Bas­bous consacre une longue étude à la Syrie, qui doit faire grin­cer des dents … au Liban. Très sévère avec les élites de son pays d’origine, l’auteur s’en prend avec force au nou­veau Patriarche maro­nite, ce qui cho­que­ra vio­lem­ment les « aou­nistes », actuel­le­ment au gou­ver­ne­ment qu’ils menacent de quit­ter à tout ins­tant. Il est vrai que les dis­cours de Sa Béa­ti­tude semblent tout à la gloire du régime syrien ; mais Mgr Raï a pris l’habitude de les démen­tir, de les faire réin­ter­pré­ter de manière sou­vent plus obs­cure que la ver­sion ori­gi­nelle, ce qui faci­lite cri­tiques et accu­sa­tions fiel­leuses.

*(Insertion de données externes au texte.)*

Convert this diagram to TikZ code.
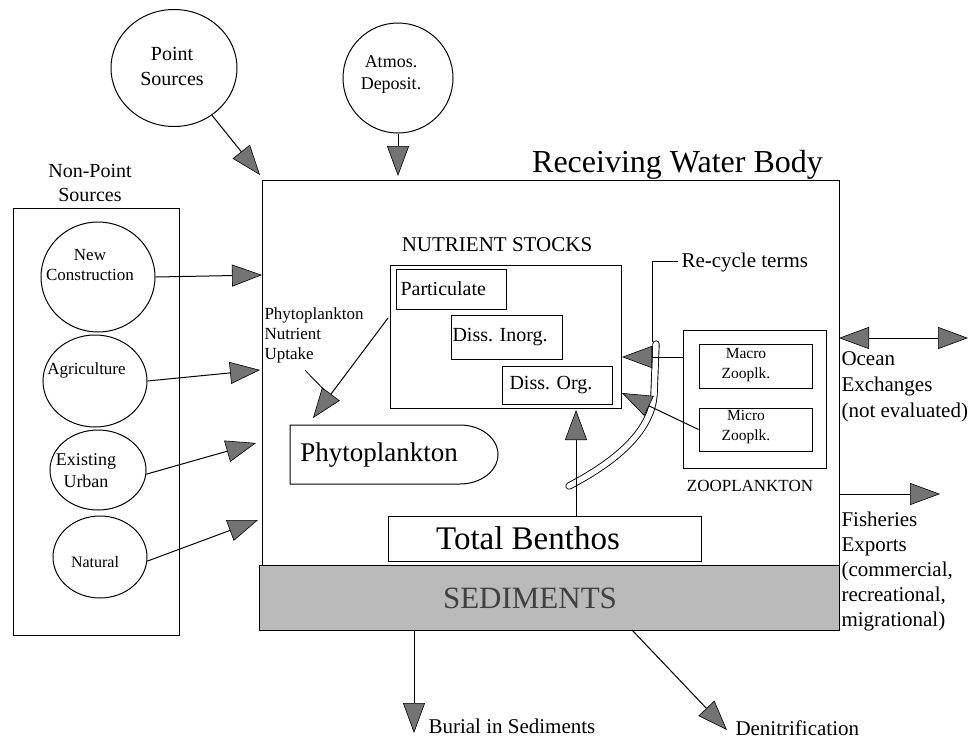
\documentclass[tikz,border=0pt]{standalone}
\usepackage{fontspec}
\setmainfont{Liberation Serif}
\usetikzlibrary{arrows.meta,shapes.geometric}
\newcommand{\fsz}[2]{\fontsize{#1}{#2}\selectfont}
\begin{document}
\begin{tikzpicture}[x=1pt,y=-1pt,line width=1pt,
  tri/.style={-{Triangle[length=30pt,width=22pt,fill=black!55,line width=0.6pt]}},
  tritwo/.style={{Triangle[length=30pt,width=22pt,fill=black!55,line width=0.6pt]}-{Triangle[length=30pt,width=22pt,fill=black!55,line width=0.6pt]}},
  box/.style={draw,rectangle,inner sep=0pt},
  ell/.style={draw,ellipse,inner sep=0pt},
  txt/.style={inner sep=0pt,align=center}]
\useasboundingbox (0,0) rectangle (970,739);

% top sources
\node[ell,minimum width=126,minimum height=117] (ps) at (174,68) {};
\node[txt,font=\fsz{20}{25}] (pst) at (172,66) {Point\\Sources};
\node[ell,minimum width=110,minimum height=110] (atm) at (398,78) {};
\node[txt,font=\fsz{18}{22}] (atmt) at (391,74) {Atmos.\\Deposit.};

% main water body
\node[box,minimum width=577,minimum height=385] (main) at (550.5,372.5) {};
\node[txt,font=\fsz{32}{36},anchor=base] (rwb) at (677.5,172) {Receiving Water Body};
\node[box,fill=black!27,minimum width=580,minimum height=65] (sed) at (549,597.5) {};
\node[txt,font=\fsz{31}{34},text=black!75] (sedt) at (530,598) {SEDIMENTS};

% non-point sources
\node[txt,font=\fsz{20}{24}] (npt) at (90,183) {Non-Point\\Sources};
\node[box,minimum width=166,minimum height=427] (np) at (96,421.5) {};
\node[ell,minimum width=114,minimum height=110] (nc) at (98,277) {};
\node[txt,font=\fsz{17}{20}] (nct) at (90,265) {New\\Construction};
\node[ell,minimum width=104,minimum height=92] (ag) at (95,381) {};
\node[txt,font=\fsz{17}{20}] (agt) at (86.5,370) {Agriculture};
\node[ell,minimum width=96,minimum height=80] (eu) at (98,470) {};
\node[txt,font=\fsz{18}{22}] (eut) at (86,471) {Existing\\Urban};
\node[ell,minimum width=94,minimum height=82] (nat) at (100,557) {};
\node[txt,font=\fsz{16}{20}] (natt) at (95,562) {Natural};

% nutrient stocks
\node[txt,font=\fsz{21}{24}] (nst) at (497,245) {NUTRIENT STOCKS};
\node[box,minimum width=231,minimum height=143] (nut) at (505.5,336.5) {};
\node[box,minimum width=110,minimum height=40] (part) at (451,289) {};
\node[txt,font=\fsz{20}{24},anchor=west] (partt) at (400,289) {Particulate};
\node[box,minimum width=111,minimum height=44] (dinorg) at (506.5,337) {};
\node[txt,font=\fsz{20}{24},anchor=west] (dinorgt) at (452,337) {Diss. Inorg.};
\node[box,minimum width=110,minimum height=38] (dorg) at (557,385) {};
\node[txt,font=\fsz{20}{24},anchor=west] (dorgt) at (509,385) {Diss. Org.};

% phytoplankton
\draw (290,425) -- (460,425) arc[start angle=-90,end angle=90,x radius=38,y radius=29.5] -- (290,484) -- cycle;
\node[txt,font=\fsz{27}{30}] (phyto) at (379,455) {Phytoplankton};
\node[txt,font=\fsz{17}{20},align=left,anchor=west] (upt) at (264,335) {Phytoplankton\\Nutrient\\Uptake};

% total benthos
\node[box,minimum width=313,minimum height=45] (benth) at (544.5,538.5) {};
\node[txt,font=\fsz{33}{36}] (bentht) at (528,538) {Total Benthos};

% zooplankton
\node[box,minimum width=143,minimum height=138] (zoo) at (754.5,399) {};
\node[box,minimum width=113,minimum height=44] (macro) at (755.5,366) {};
\node[txt,font=\fsz{15.5}{20}] (macrot) at (746,365) {Macro\\Zooplk.};
\node[box,minimum width=113,minimum height=43] (micro) at (755.5,429.5) {};
\node[txt,font=\fsz{15.5}{20}] (microt) at (746,427) {Micro\\Zooplk.};
\node[txt,font=\fsz{17}{20}] (zoot) at (750,486) {ZOOPLANKTON};

% recycle tube
\draw[line width=0.9pt,double distance=5.5pt,line cap=round] (656,344) -- (654,395) .. controls (651,432) and (615,462) .. (569,486);
\coordinate (rcTop) at (652,342);
\coordinate (rcEnd) at (678,261);
\draw (rcTop) |- (rcEnd);
\node[txt,font=\fsz{21}{24},anchor=west] (rct) at (681,262) {Re-cycle terms};

% right side labels
\node[txt,font=\fsz{21}{26},align=left,anchor=west] (oct) at (841,387) {Ocean\\Exchanges\\(not evaluated)};
\node[txt,font=\fsz{21}{25},align=left,anchor=west] (fit) at (841,571) {Fisheries\\Exports\\(commercial,\\recreational,\\migrational)};

% bottom labels
\node[txt,font=\fsz{21}{24},anchor=west] (burt) at (428,726) {Burial in Sediments};
\node[txt,font=\fsz{21}{24},anchor=west] (dent) at (735,728) {Denitrification};

% coordinates for arrow tips
\coordinate (tPS) at (260,175);
\coordinate (tAT) at (398,176);
\coordinate (tNC) at (262,275);
\coordinate (tAG) at (260,370);
\coordinate (tEU) at (256,443);
\coordinate (tNA) at (258,520);
\coordinate (uS) at (388,318);
\coordinate (uT) at (313,418);
\coordinate (tBU) at (576,410);
\coordinate (tMa) at (622,357);
\coordinate (tMi) at (622,393);
\coordinate (oL) at (839,338);
\coordinate (oR) at (968,338);
\coordinate (fR) at (940,494);
\coordinate (tBur) at (414,733);
\coordinate (dS) at (632,630);
\coordinate (tDen) at (727,730);
\coordinate (lA) at (305,370);
\coordinate (lB) at (324,390);

% arrows
\draw[tri] (ps) -- (tPS);
\draw[tri] (atm.south) -- (tAT);
\draw[tri] (nc.east) -- (tNC);
\draw[tri] (ag.east) -- (tAG);
\draw[tri] (eu.-5) -- (tEU);
\draw[tri] (nat.-5) -- (tNA);
\draw[tri] (uS) -- (uT);
\draw[line width=0.8pt] (lA) .. controls (312,378) and (318,383) .. (lB);
\draw[tri] (benth.north -| tBU) -- (tBU);
\draw[tri] (zoo.west |- tMa) -- (tMa);
\draw[tri] (micro.west) -- (tMi);
\draw[tritwo] (oL) -- (oR);
\draw[tri] (main.east |- fR) -- (fR);
\draw[tri] (sed.south -| tBur) -- (tBur);
\draw[tri] (dS) -- (tDen);
\end{tikzpicture}
\end{document}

En conclu­sion, Bas­bous se veut modé­ré­ment pes­si­miste (ou opti­miste, si l’on veut) : un défer­le­ment des « bar­bus » lui paraît rele­ver du fan­tasme ; l’Armée serait en ce cas ame­née, comme presque tou­jours, à jouer un rôle de tuteur du pays. Mais une « démo­cra­ti­sa­tion » à l’occidentale lui paraît rele­ver d’un fan­tasme sem­blable. Tou­te­fois, si elle est d’un bel effet, sa confiance finale dans la jeu­nesse des pays arabes et les outils d’Internet paraît un peu trop rele­ver du « hap­py end » cher aux édi­teurs.